Abstract:
This cumulative PhD thesis explores innovative approaches to enhancing fairness in machine learning through advanced reweighting techniques. It addresses critical issues in the fairness of predictive models by proposing methods to mitigate bias and ensure equitable treatment of minority groups in datasets.
To tackle bias issues, the research first introduces a novel adversarial reweighting method designed to address the disparate impact that minority groups often face in biased datasets. Traditional machine learning models typically optimize for predictive utility and fairness metrics, but the under-representation of minorities makes it challenging to address these biases effectively. The proposed approach utilizes the Wasserstein distance to identify and preferentially sample majority group data points that are more similar to the minority group, thereby balancing the data distribution and enhancing fairness. Theoretical analyses confirm the method’s effectiveness, and empirical results on both image and tabular benchmark datasets demonstrate significant mitigation of disparate impact without sacrificing classification accuracy. This approach outperforms related state-of-the-art methods, highlighting its practical utility in real-world applications.

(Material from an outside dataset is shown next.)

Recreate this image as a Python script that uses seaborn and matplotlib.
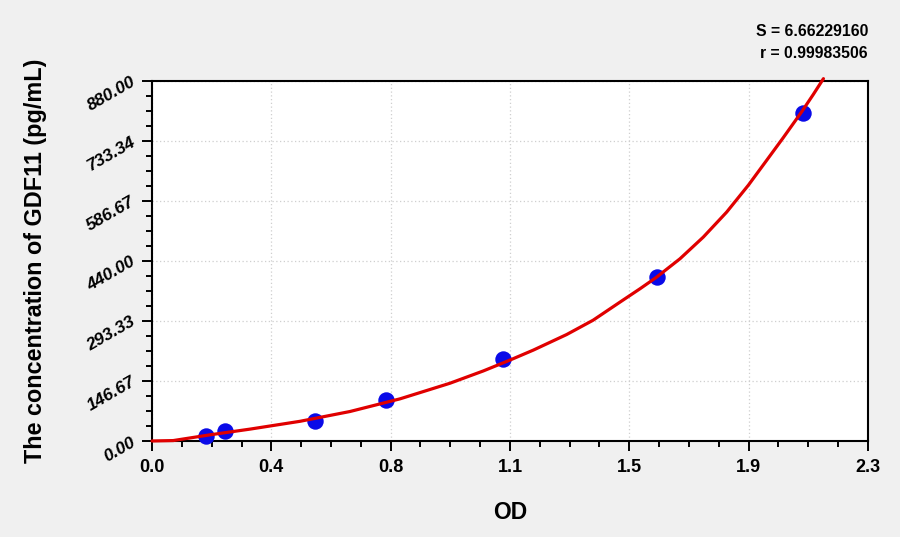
import numpy as np
import matplotlib
matplotlib.use("Agg")
import matplotlib.pyplot as plt
from matplotlib.ticker import AutoMinorLocator
import seaborn as sns

# standards (OD vs concentration)
od_points = [0.173, 0.233, 0.524, 0.753, 1.128, 1.623, 2.090]
conc_points = [12.5, 25, 50, 100, 200, 400, 800]

# fitted curve
curve_od = [0.000, 0.068, 0.186, 0.315, 0.475, 0.636, 0.797, 0.957, 1.064, 1.148,
            1.225, 1.332, 1.417, 1.503, 1.568, 1.619, 1.696, 1.771, 1.846, 1.916,
            1.975, 2.028, 2.087, 2.124, 2.157]
curve_conc = [0, 1, 15, 29, 48, 72, 103, 141, 171, 197,
              222, 260, 295, 339, 372, 399, 445, 498, 559, 625,
              686, 741, 804, 846, 885]

x_labels = ['0.0', '0.4', '0.8', '1.1', '1.5', '1.9', '2.3']
y_labels = ['0.00', '146.67', '293.33', '440.00', '586.67', '733.34', '880.00']
x_max = 2.3
y_max = 880.0

s_text = 'S = 6.66229160'
r_text = 'r = 0.99983506'

sns.set_style('white')
plt.rcParams['font.family'] = ['Liberation Sans', 'DejaVu Sans']
plt.rcParams['text.color'] = 'black'
plt.rcParams['axes.labelcolor'] = 'black'
plt.rcParams['xtick.color'] = 'black'
plt.rcParams['ytick.color'] = 'black'

fig = plt.figure(figsize=(9, 5.37), dpi=100, facecolor='#f0f0f0')
ax = fig.add_axes([0.1689, 0.1788, 0.7955, 0.6709])
ax.set_facecolor('white')

sns.scatterplot(x=od_points, y=conc_points, ax=ax, s=140, color='#0a0ae8',
                edgecolor='#0a0ae8', linewidth=0, zorder=3, clip_on=False)
sns.lineplot(x=curve_od, y=curve_conc, ax=ax, color='#e00000', linewidth=2.3,
             zorder=4, sort=True, estimator=None)
for ln in ax.lines:
    ln.set_clip_on(False)
    ln.set_solid_joinstyle('round')

ax.set_xlim(0, x_max)
ax.set_ylim(0, y_max)
ax.set_xticks(np.linspace(0, x_max, len(x_labels)))
ax.set_xticklabels(x_labels)
ax.set_yticks(np.linspace(0, y_max, len(y_labels)))
ax.set_yticklabels(y_labels)
ax.xaxis.set_minor_locator(AutoMinorLocator(4))
ax.yaxis.set_minor_locator(AutoMinorLocator(4))

ax.grid(True, which='major', color='#cfcfcf', linestyle=(0, (1, 2)), linewidth=0.9)
ax.set_axisbelow(True)

for sp in ax.spines.values():
    sp.set_color('black')
    sp.set_linewidth(1.5)
    sp.set_visible(True)

ax.tick_params(axis='both', which='major', direction='out', length=7, width=1.4,
               color='black', bottom=True, left=True)
ax.tick_params(axis='both', which='minor', direction='out', length=4.5, width=1.4,
               color='black', bottom=True, left=True)
ax.tick_params(axis='x', which='major', pad=6)
ax.tick_params(axis='y', which='major', pad=6)

for lab in ax.get_xticklabels():
    lab.set_fontsize(13)
    lab.set_fontweight('bold')
    lab.set_color('black')
for lab in ax.get_yticklabels():
    lab.set_fontsize(12.5)
    lab.set_fontweight('bold')
    lab.set_fontstyle('italic')
    lab.set_rotation(30)
    lab.set_ha('right')
    lab.set_va('center')
    lab.set_rotation_mode('anchor')
    lab.set_color('black')

ax.set_xlabel('OD', fontsize=16.5, fontweight='bold', labelpad=18, color='black')
ax.set_ylabel('The concentration of GDF11 (pg/mL)', fontsize=16.8, fontweight='bold',
              color='black', va='center')
ax.yaxis.set_label_coords(-0.163, 0.5)

fig.text(0.9644, 0.941, s_text, ha='right', va='center', fontsize=11.3, fontweight='bold')
fig.text(0.9644, 0.900, r_text, ha='right', va='center', fontsize=11.3, fontweight='bold')

fig.savefig('out.png', dpi=100, facecolor=fig.get_facecolor())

Building on the importance of achieving fairness from a causal perspective, the thesis leverages Pearl’s causal framework to propose a reweighting scheme that integrates causal relationships among variables into the data reweighting process. This method employs two neural networks that mirror the structures of a causal graph and an interventional graph, respectively. These networks approximate the causal model of the data and the effects of interventions, guiding a discriminator-based reweighting process to achieve various fairness notions. Experiments conducted on real-world datasets demonstrate that this approach effectively achieves causal fairness while preserving the integrity of the data for downstream tasks. This method represents a significant step forward in addressing biases that stem from underlying causal relationships in the data.
Furthermore, the research enhances the empirical risk minimization (ERM) process in model training through a refined reweighting scheme aimed at improving fairness. This approach adheres to the sufficiency rule in fairness by ensuring that optimal predictors are consistent across different sub-groups. It introduces a bilevel formulation to explore sample reweighting strategies, shifting the focus from the size of the model to the space of sample weights. To enhance training efficiency, the method discretizes these weights. Empirical validations reveal that this approach consistently improves the balance between prediction performance and fairness metrics, demonstrating its effectiveness and robustness across various experimental settings. This innovative method offers a practical solution for integrating fairness considerations into the core of the model training process.
Collectively, the studies in this thesis contribute significant advancements in the field of fair machine learning by introducing novel reweighting techniques that address multiple facets of bias and fairness. The methods developed not only improve fairness without compromising predictive utility but also provide robust frameworks for incorporating causal considerations and optimizing fairness during the ERM process. The findings have broad implications for the development of fair and equitable machine learning models across diverse applications, paving the way for more inclusive and just AI systems.